Io non ce la faccio.
I corti animati Disney-Pixar mi spezzano a metà. In pochi minuti, ogni singola
volta, riescono a comunicare un messaggio talmente tanto intenso da rendere l’animo
dello spettatore pieno di amozioni e sensazioni uniche. Mi spezzano per l’appunto.
Sono l’arte dell’accettazione
perché nei pochi minuti raccontano in un modo tutto loro una verità talmente
tanto dolce da poter essere indirizzata ad un pubblico di piccolissimi. Pearl,
Lava, Float, sono solo alcuni dei titoli in cui si parla di amore e si cita
il diverso. Un diverso che sempre si evolve in puro amore.
Passato il mese del Pride,
vi voglio parlare di Out. Il primo corto Pixar nella quale vi è una coppia
omosessuale alle prese con il cambiamento e con l’accettazione. Si tratta,
appunto, di una storia che racconta un venir fuori, in modo fantastico, ammettendo
e sconfiggendo ciò di cui si ha avuto paura fino a quell’istante.
La Sparkshorts,
progetto finanziato dalla Pixar per poter trovare nuovi registi da aggiungere
alla propria schiera, ha deciso di colpire il cuore del pubblico raccontando di
una “nuova” normalità. Nuova. Proprio su ciò si dovrebbe fermare per un
attimo.
È davvero paradossale
che si sia dovuto aspettare il 2020 per poter avere in scena un contenuto Pixar
o Disney – che dir si voglia – che normativi qualcosa di diverso dalla eterosessualità.
Il pride month celebra un orgoglio che è rinato dalle sue stesse ceneri
dal 1969, quindi fare un semplice plauso dalla Pixar per aver creato un corto
del genere ora sembra solo rasentare la sufficienza. Siamo davanti a una major
che sulla sua piattaforma in streaming, non in sala, ha portato un corto,
non un film completo. Un semplice modo che spero che si evolva in un
passo verso qualcosa di più grande e non in un contentino per un pubblico in
continua evoluzione.
Out racconta, dunque,
del coming out di Greg; il ragazzo è alle prese di un trasloco per potersi
allontanare dalla propria famiglia di origine così da poter vivere la sua storia
d’amore lontano dagli occhi di chi ha paura di ferire confessando la verità.

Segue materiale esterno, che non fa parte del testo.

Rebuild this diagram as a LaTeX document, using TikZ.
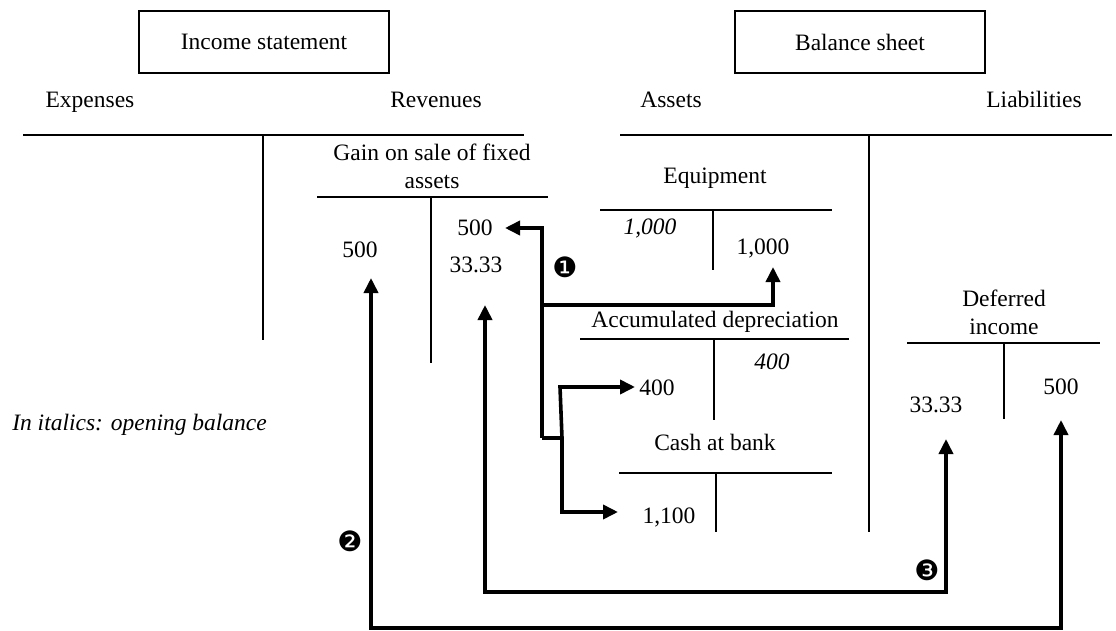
\documentclass[tikz,border=0pt]{standalone}
\usepackage{fontspec}
\setmainfont{Liberation Serif}
\newfontfamily\symfont{DejaVu Sans}
\usetikzlibrary{arrows.meta}
\begin{document}
\begin{tikzpicture}[x=1pt,y=-1pt,
  every node/.style={font=\fontsize{23.5}{28}\selectfont, inner sep=0pt},
  titlebox/.style={draw, line width=1.3pt, minimum width=250pt, minimum height=62pt},
  side/.style={anchor=base},
  rule/.style={line width=1.4pt},
  opening/.style={font=\fontsize{23.5}{28}\selectfont\itshape},
  acctitle/.style={align=center},
  marker/.style={font=\fontsize{28}{28}\selectfont\symfont},
  flow/.style={line width=3.6pt, -{Triangle[length=15pt,width=14pt]}},
  trunk/.style={line width=3.6pt},
  twoway/.style={line width=3.6pt, {Triangle[length=15pt,width=14pt]}-{Triangle[length=15pt,width=14pt]}}
]
\useasboundingbox (0,0) rectangle (1116,631);

% statement headers
\node[titlebox] (inc) at (264,42) {Income statement};
\node[titlebox] (bal) at (860,42) {Balance sheet};
\node[side] (exp) at (90,108) {Expenses};
\node[side] (rev) at (436,108) {Revenues};
\node[side] (ass) at (671,108) {Assets};
\node[side] (lia) at (1034,108) {Liabilities};

% large T of the income statement and of the balance sheet
\draw[rule] (23,135) -- (524,135);
\draw[rule] (263,135) -- (263,340);
\draw[rule] (620,135) -- (1112,135);
\draw[rule] (869,135) -- (869,532);

% gain on sale of fixed assets
\node[acctitle] (gaint) at (432,166) {Gain on sale of fixed\\assets};
\draw[rule] (317,197) -- (548,197);
\draw[rule] (431,197) -- (431,363);
\node (g500l) at (360,250) {500};
\node (g500r) at (475,228) {500};
\node (g33) at (476,265) {33.33};

% equipment
\node (eqt) at (715,178) {Equipment};
\draw[rule] (600,210) -- (832,210);
\draw[rule] (713,210) -- (713,270);
\node[opening] (eqo) at (650,228) {1,000};
\node (eqc) at (763,248) {1,000};

% accumulated depreciation
\node (adt) at (715,322) {Accumulated depreciation};
\draw[rule] (580,339) -- (849,339);
\draw[rule] (714,339) -- (714,420);
\node[opening] (ado) at (772,362) {400};
\node (add) at (657,388) {400};

% cash at bank
\node (cbt) at (715,442) {Cash at bank};
\draw[rule] (619,473) -- (832,473);
\draw[rule] (716,473) -- (716,532);
\node (cbd) at (669,517) {1,100};

% deferred income
\node[acctitle] (dit) at (1004,312) {Deferred\\income};
\draw[rule] (907,343) -- (1100,343);
\draw[rule] (1004,343) -- (1004,419);
\node (did) at (936,405) {33.33};
\node (dic) at (1061,387) {500};

% legend
\node[opening, anchor=east] (legend) at (267,425) {In italics: opening balance};

% transaction 1: sale of the equipment
\coordinate (j1) at (542,438);
\coordinate (j1eq) at (542,305);
\coordinate (j1b) at (562,438);
\coordinate (j1c) at (560,387);
\coordinate (t1gain) at (505,228);
\coordinate (t1eq) at (773,267);
\coordinate (t1ad) at (635,387);
\coordinate (t1cash) at (618,512);
\draw[flow] (j1) |- (t1gain);
\draw[flow] (j1eq) -| (t1eq);
\draw[trunk] (j1) -- (j1b);
\draw[flow] (j1b) -- (j1c) -- (t1ad);
\draw[flow] (j1b) |- (t1cash);
\node[marker] (m1) at (565,267) {❶};

% transaction 2: proceeds deferred
\coordinate (t2gain) at (371,278);
\coordinate (b2) at (1061,628);
\coordinate (t2def) at (1061,420);
\draw[twoway] (t2gain) |- (b2) -- (t2def);
\node[marker] (m2) at (350,541) {❷};

% transaction 3: share released to income
\coordinate (t3gain) at (485,305);
\coordinate (b3) at (946,592);
\coordinate (t3def) at (946,439);
\draw[twoway] (t3gain) |- (b3) -- (t3def);
\node[marker] (m3) at (927,570) {❸};
\end{tikzpicture}
\end{document}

I
suoi genitori, però, decidono di piombargli in casa proprio nel bel mezzo del
trasloco mettendolo un po’ spalle al muro, ma qualcosa di straordinario avviene.
Da una dimensione alternativa, appaiono un cane e un gatto magici che incantano
il collare del cucciolo che Greg e Manuel – la coppia del corto – possiedono.
Questo collare fa in modo che Greg finisca momentaneamente nel corpo del proprio
cucciolo, cosa che gli permetterà di “parlare” francamente con sua madre. La
donna confessa al cucciolo di aver compreso chi sia il figlio e soprattutto spera
che lui possa tornare a parlare con lei come faceva una volta, da qui traspare
il messaggio di accettazione che il corto vuole riuscire a trasmettere. Vedere il
volto della donna, la confessione che fa, e il modo con cui confessa di aver
sempre saputo chi sia il figlio sono gli elementi che permettono al pubblico di
entrare effettivamente in empatia con i personaggi del corto. L’amore che traspare
è dolcissimo e rende tenerissima la rappresentazione che viene fatta all’interno
della narrazione.
Viene presentata
come una storia vera, il che è molto probabile vista la realtà di ciò che
accade giorno per giorno. Spero si possa arrivare in un futuro nella quale non
si debba più avere la necessità di dover fare coming out. Spero che un
giorno, un mio possibile figlio o figlia, sappia con quanta facilità possa
confessarmi le sue preferenze, con la stessa semplicità con la quale si possa
dire “ mi piace più il sushi che la pizza”.
La verità della
storia narrata è resa plausibile al di la dell’elemento magico che è stato
inserito. Il cane e il gatto spaziali – sembrano quasi una coppia – sono simbolo
di quei colori che permeano il pride. Quasi come se i due provenissero da una realtà
alternativa nella quale possa essere sempre festa e sempre pregna di orgoglio.
In sostanza spero
che la Disney incentivi la creazione di contenuti LGBTQ+ perché sono la
normalità ed è giusto che una casa di produzione di una tale entità possa dare una
sempre più ampia rappresentazione della realtà così che si possano rendere
normali ciò che normale effettivamente è.